Inclusive conversation

In terms of gender equity, van Onselen advocates the importance of including men in the conversation, as ‘we are not going to be a really inclusive society unless we have male champions of change’.

Diversity and inclusion is not only ‘the right thing to do’, commercially: there’s a very sound business case for it. ‘If you treat people fairly you will have higher loyalty, and they will perceive better value,’ she says.

While the gender gap among CA ANZ members is closing (the ratio of 42% women is expected to rise to 45% by 2025), more will be done under her watch to improve the numbers of Australia’s Indigenous and New Zealand’s Maori populations, currently standing at 3% and 16% respectively.

The organisation recently developed a First People Plan, including its first Reconciliation Action Plan, to be implemented next year with strategies to address that inequity, including providing scholarships for both of these demographics.

Stay relevant

She’s mindful that some membership bodies around the world are seeing a decline in numbers and, while both CA ANZ and ACCA are bucking that trend, ‘we want to make sure that continues, and to do that we have to stay relevant’.

Advocacy is a ‘massive’ part of this, which includes building prominence in thought leadership and matters of public interest.

Climate control

She also sees a big joint opportunity at the forefront of the fight against climate change.
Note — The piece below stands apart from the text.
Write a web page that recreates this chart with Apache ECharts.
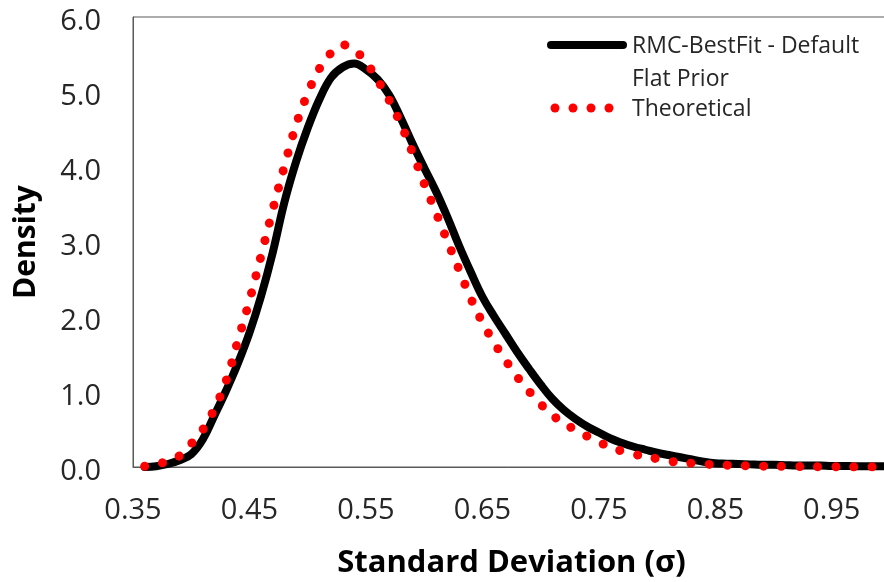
<!DOCTYPE html>
<html>
<head>
<meta charset="utf-8">
<script src="https://cdn.jsdelivr.net/npm/echarts@6/dist/echarts.min.js"></script>
<style>
html,body{margin:0;padding:0;background:#fff;}
#chart{width:884px;height:582px;}
</style>
</head>
<body>
<div id="chart"></div>
<script>
// ---- Data ----
const sigmaValues = [0.36,0.37,0.38,0.39,0.40,0.41,0.42,0.43,0.44,0.45,0.46,0.47,0.48,0.49,0.50,0.51,0.52,0.53,0.54,0.55,0.56,0.57,0.58,0.59,0.60,0.61,0.62,0.63,0.64,0.65,0.66,0.67,0.68,0.69,0.70,0.71,0.72,0.73,0.74,0.75,0.76,0.77,0.78,0.79,0.80,0.81,0.82,0.83,0.84,0.85,0.86,0.87,0.88,0.89,0.90,0.91,0.92,0.93,0.94,0.95,0.96,0.97,0.98,0.99,1.00];
const rmcDensity = [0.00,0.01,0.04,0.09,0.17,0.37,0.69,1.02,1.38,1.79,2.28,2.86,3.53,4.07,4.52,4.90,5.19,5.33,5.38,5.30,5.17,4.96,4.65,4.31,3.99,3.68,3.33,2.95,2.60,2.27,2.01,1.77,1.53,1.31,1.10,0.91,0.76,0.64,0.54,0.46,0.38,0.32,0.27,0.23,0.19,0.16,0.13,0.10,0.07,0.05,0.045,0.04,0.035,0.03,0.03,0.025,0.02,0.02,0.02,0.015,0.015,0.01,0.01,0.01,0.01];
const theoreticalDensity = [0.01,0.035,0.08,0.15,0.31,0.50,0.78,1.15,1.68,2.22,2.82,3.43,4.01,4.56,4.98,5.31,5.52,5.63,5.56,5.40,5.16,4.89,4.57,4.19,3.78,3.40,3.01,2.63,2.25,1.93,1.66,1.42,1.20,1.01,0.84,0.69,0.59,0.49,0.41,0.33,0.27,0.21,0.17,0.14,0.11,0.08,0.06,0.05,0.04,0.03,0.025,0.02,0.015,0.012,0.01,0.008,0.006,0.005,0.004,0.003,0.003,0.002,0.002,0.002,0.001];
const xTickLabels = ['0.35','0.45','0.55','0.65','0.75','0.85','0.95'];
const seriesNames = ['RMC-BestFit - Default Flat Prior','Theoretical'];
const legendLines = [['RMC-BestFit - Default','Flat Prior'],['Theoretical']];

// ---- Chart ----
const FONT = '"Open Sans"';
const TXT = '#262626';
const chart = echarts.init(document.getElementById('chart'), null, {renderer:'canvas'});
const pairs = (ys) => sigmaValues.map((x,i)=>[x, ys[i]]);

chart.setOption({
  animation: false,
  backgroundColor: '#ffffff',
  grid: {left:133, top:17, bottom:115, right:-6, containLabel:false, outerBoundsMode:'none',
         show:true, borderColor:'#595959', borderWidth:1},
  xAxis: {
    type:'value', min:0.35, max:1.0, interval:0.05,
    axisLine:{show:true, lineStyle:{color:'#595959', width:1}},
    axisTick:{show:false}, splitLine:{show:false},
    axisLabel:{
      margin:29, fontFamily:FONT, fontSize:29, color:TXT,
      formatter:(v)=>{ const s=(Math.round(v*100)/100).toFixed(2); return xTickLabels.indexOf(s)>=0 ? s : ''; }
    },
    name:'Standard Deviation (σ)', nameLocation:'middle', nameGap:81,
    nameTextStyle:{fontFamily:FONT, fontSize:31, fontWeight:'bold', color:'#000'}
  },
  yAxis: {
    type:'value', min:0, max:6, interval:1,
    axisLine:{show:true, lineStyle:{color:'#595959', width:1}},
    axisTick:{show:false}, splitLine:{show:false},
    axisLabel:{margin:32, fontFamily:FONT, fontSize:29, color:TXT, verticalAlign:'top', lineHeight:10, formatter:(v)=>v.toFixed(1)},
    name:'Density', nameLocation:'middle', nameGap:92,
    nameTextStyle:{fontFamily:FONT, fontSize:30, fontWeight:'bold', color:'#000'}
  },
  series: [
    {name:seriesNames[0], type:'line', data:pairs(rmcDensity), smooth:0.4, showSymbol:false, symbol:'none', clip:false,
     lineStyle:{color:'#000', width:8, cap:'round', join:'round'}, z:2},
    {name:seriesNames[1], type:'line', data:pairs(theoreticalDensity), smooth:0.4, showSymbol:false, symbol:'none', clip:false,
     lineStyle:{color:'#ff0000', width:9, type:[0.1,18], cap:'round'}, z:3}
  ],
  graphic: [
    {type:'line', shape:{x1:551,y1:45,x2:623,y2:45}, style:{stroke:'#000', lineWidth:8, lineCap:'round'}},
    {type:'text', style:{x:632, y:46, verticalAlign:'middle', text:legendLines[0][0], font:'23px '+FONT, fill:TXT}},
    {type:'text', style:{x:632, y:79, verticalAlign:'middle', text:legendLines[0][1], font:'23px '+FONT, fill:TXT}},
    {type:'circle', shape:{cx:555,cy:108,r:4.5}, style:{fill:'#ff0000'}},
    {type:'circle', shape:{cx:573,cy:108,r:4.5}, style:{fill:'#ff0000'}},
    {type:'circle', shape:{cx:591,cy:108,r:4.5}, style:{fill:'#ff0000'}},
    {type:'circle', shape:{cx:609,cy:108,r:4.5}, style:{fill:'#ff0000'}},
    {type:'text', style:{x:632, y:109, verticalAlign:'middle', text:legendLines[1][0], font:'23px '+FONT, fill:TXT}}
  ]
});
</script>
</body>
</html>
As two among 14 accounting bodies to last year join the Prince of Wales’s Accounting for Sustainability Project (A4S) – representing 2.5 million accountants and accounting students across 179 countries – she believes that accountants can be pivotal in shaping the future of people and the planet.

To van Onselen, that means a lot, both professionally and personally. ‘It means I can look my children in the eye and say I’m doing something to help our community.’